Accounting Treatment of Put and Call Options
We record the Put and Call Options (together “the Options”) at fair value and record any change in fair value through earnings at each reporting period. The fair value of the Options was not material on the Closing Date or at December 31, 2023.
Hy24 (f/k/a FiveT Hydrogen Fund and Clean H2 Infra Fund)
As previously announced on April 5, 2021, we were admitted as an anchor investor in Hy24 (the “Hydrogen Fund”). Hy24 is a joint venture between Ardian, a European investment house, and FiveT Hydrogen, a new investment manager specialized purely on clean hydrogen investments. Investments to date include a green steel manufacturing plant that integrates green H2 located in Sweden, upstream e-Methanol and sustainable aviation fuel production in Europe, and green hydrogen production projects (electrolysis) in Europe. Our investment year to date is euro 3.2 million (equivalent to $3.4) making our unfunded commitment euro 44.1 million (equivalent to $48.7). During the twelve months ended December 31, 2023 there was a return of capital of $0.3 from Hy24.

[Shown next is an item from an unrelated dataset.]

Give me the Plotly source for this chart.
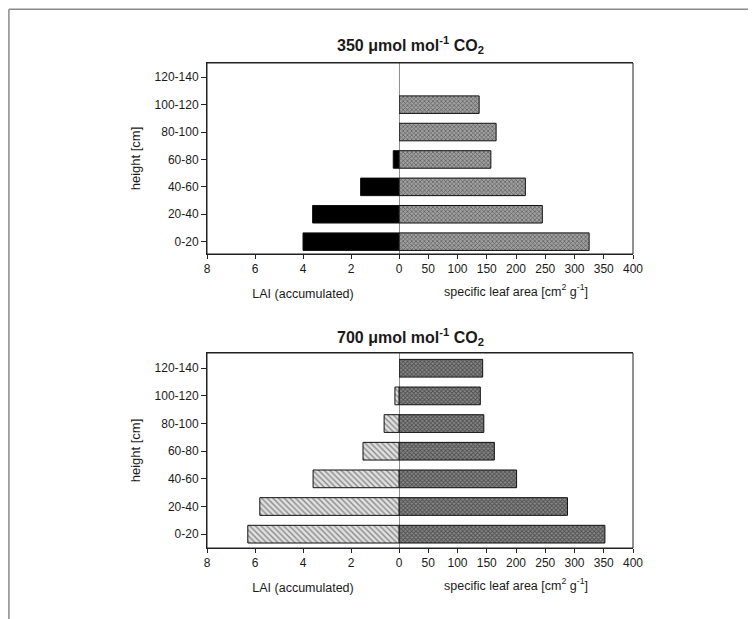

The fund manager of the Hydrogen Fund (the “Management Company”) established a Limited Partners Advisory Committee (the “LPAC”) which consults with and helps advise the Management Company with respect to certain key decisions governing the fund that the Management Company shall make. The LPAC is comprised of up to fifteen (15) members, the
majority of whom are chosen by certain industrial investors and who are (i) representatives of the anchor investors and (ii) subject to any remaining available seats, representatives of the non-anchor investors selected by the Management Company.
Class A1 Shares, which we hold, are entitled to the return of any associated paid-up capital contributions (excluding any subscription premium or default interest, if any), the Preferred Return calculated thereon as described below, and their share of the Hydrogen Fund’s capital gain beyond the Preferred Return in accordance with the order of distributions in the by-laws of the Hydrogen Fund (in each case to the extent of available funds). The “Preferred Return” equals an annual interest rate of seven percent (7%) if fifteen percent (15%) of the Hydrogen Fund’s aggregate capital commitments from all investors is invested in strategic investments; provided, however, that such seven percent (7%) interest rate shall be reduced in a linear fashion to six and one-half percent (6.5%) if twenty percent (20%) of the Hydrogen Fund’s aggregate capital commitments from all investors is invested in strategic investments. The Management Company currently expects that the Hydrogen Fund will attract aggregate capital commitments equal to its hard cap of euro 1.8 billion.
The Hydrogen Fund shall determine the net asset value of each class of its shares at the end of each quarter (including the Class A1 Shares that we hold), which will be used to record the fair value of our investment.
The Hydrogen Fund will have a term of twelve (12) years, commencing from December 16, 2021, subject to certain potential extensions. Investors cannot request the redemption of their shares by the Hydrogen Fund at any time prior to the final liquidation of the fund. Capital calls will be made by the Management Company in accordance with investment opportunities and the financing needs of the Hydrogen Fund’s activities.
The Management Company is required to send capital call requests to investors at least ten (10) business days prior to their deadline for payment. In the event that, following any capital call made by the Management Company, an investor of the Hydrogen Fund does not timely fund all or any portion of its capital commitment required thereby, such investor will be charged interest thereon equal to the Preferred Return plus one-half percent (0.5%), and shall not be entitled to receive distributions from the Hydrogen Fund until it is no longer delinquent.